Having the “right” processor for your needs is very important in a laptop. Making the wrong choice could mean that you have a lot less processing power or a lot less battery life than you expect. Unfortunately, you cannot usually rely on the sales clerk at Best Buy to give you good advice about which processor to pick for your new laptop.

If you need a new laptop right now (April 2013) you want a 22nm Intel Ivy Bridge processor in your laptop. In most cases, I would recommend a Core i7 model, such as a Core i7-3840QM that has four-cores plus hyper-threading (assuming that you want a larger, desktop-replacement type of laptop).

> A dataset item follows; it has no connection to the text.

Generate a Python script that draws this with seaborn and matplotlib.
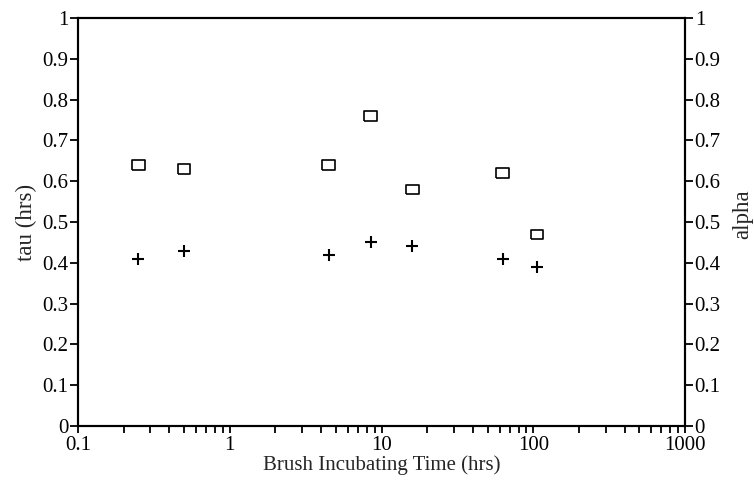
import matplotlib
matplotlib.use("Agg")
import matplotlib.pyplot as plt
from matplotlib.ticker import FixedLocator, FuncFormatter, LogLocator, NullFormatter
import numpy as np
import pandas as pd
import seaborn as sns

# Measured values
incubation_hrs = [0.25, 0.5, 4.5, 8.5, 16, 63, 106]
tau_hrs = [0.64, 0.63, 0.64, 0.76, 0.58, 0.62, 0.47]
alpha = [0.41, 0.43, 0.42, 0.45, 0.44, 0.41, 0.39]

x_ticks = [0.1, 1, 10, 100, 1000]
y_ticks = [0, 0.1, 0.2, 0.3, 0.4, 0.5, 0.6, 0.7, 0.8, 0.9, 1]

sns.set_style("ticks")
plt.rcParams["font.family"] = ["Liberation Serif", "DejaVu Serif"]
plt.rcParams["font.size"] = 15

df = pd.DataFrame({"time": incubation_hrs, "tau": tau_hrs, "alpha": alpha})

fig = plt.figure(figsize=(7.54, 4.80), dpi=100)
ax = fig.add_axes([78 / 754, 1 - 426 / 480, (685 - 78) / 754, (426 - 18) / 480])
ax2 = ax.twinx()

# open rectangle marker, wider than tall
rect = [(-1, -0.74), (1, -0.74), (1, 0.74), (-1, 0.74), (-1, -0.74)]

sns.scatterplot(data=df, x="time", y="tau", ax=ax, marker=rect, s=85,
                facecolor="none", edgecolor="black", linewidth=1.2,
                legend=False, zorder=3)
sns.scatterplot(data=df, x="time", y="alpha", ax=ax2, marker="+", s=75,
                color="black", linewidth=1.5, legend=False, zorder=3)

for a in (ax, ax2):
    a.set_xscale("log")
    a.set_xlim(0.1, 1000)
    a.set_ylim(0, 1)
    a.yaxis.set_major_locator(FixedLocator(y_ticks))
    a.yaxis.set_major_formatter(FuncFormatter(lambda v, p: f"{v:g}"))
    for s in a.spines.values():
        s.set_linewidth(1.5)
        s.set_color("black")

ax.xaxis.set_major_locator(FixedLocator(x_ticks))
ax.xaxis.set_major_formatter(FuncFormatter(lambda v, p: f"{v:g}"))
ax.xaxis.set_minor_locator(LogLocator(base=10, subs=np.arange(2, 10)))
ax.xaxis.set_minor_formatter(NullFormatter())

ax.tick_params(axis="x", which="both", direction="out", length=5, width=1.3,
               pad=2.5, labelsize=15, colors="black")
ax.tick_params(axis="y", which="major", direction="out", length=6, width=1.3,
               pad=1, labelsize=15, colors="black")
ax2.tick_params(axis="y", which="major", direction="out", length=6, width=1.3,
                pad=1, labelsize=15, colors="black")

ax.set_xlabel("Brush Incubating Time (hrs)", fontsize=15, labelpad=0)
ax.set_ylabel("tau (hrs)", fontsize=16.5, labelpad=4)
ax2.set_ylabel("alpha", fontsize=16.5, rotation=90, va="center", ha="center")
ax2.yaxis.set_label_coords(1.095, 0.52)

fig.savefig("out.png", dpi=100, facecolor="white")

If you are looking at an Ultrabook form factor, you will be stuck with a low-voltage processor such as a Core i7-3537U processor, which has two-cores plus hyper-threading. The U suffix on the processor model number is the giveaway that you are looking at a low-voltage processor, which will give you better battery life but much lower performance.

If you can wait until early June 2013, you should start seeing new laptops with the 22nm Intel Haswell processor. Haswell will have about 5-10% better processor performance at the same clock-speed, but much better integrated graphics performance and much better battery life than Ivy Bridge.

For some comparison results, the Geekbench blog has a post with a number of results for some different models of the MacBook Pro. You can use this to get a rough idea of how much better an Ivy Bridge based machine (Mac or PC) will perform compared to various older processors.

Another important benefit you get with a new Intel Ivy Bridge machine is native 6Gbps SATA III support, which means that you can take advantage of the fastest 6Gbps SSDs. You will also get USB 3.0 ports, which are a huge improvement over USB 2.0 ports (which are usually limited to about 25-30MB/sec throughput).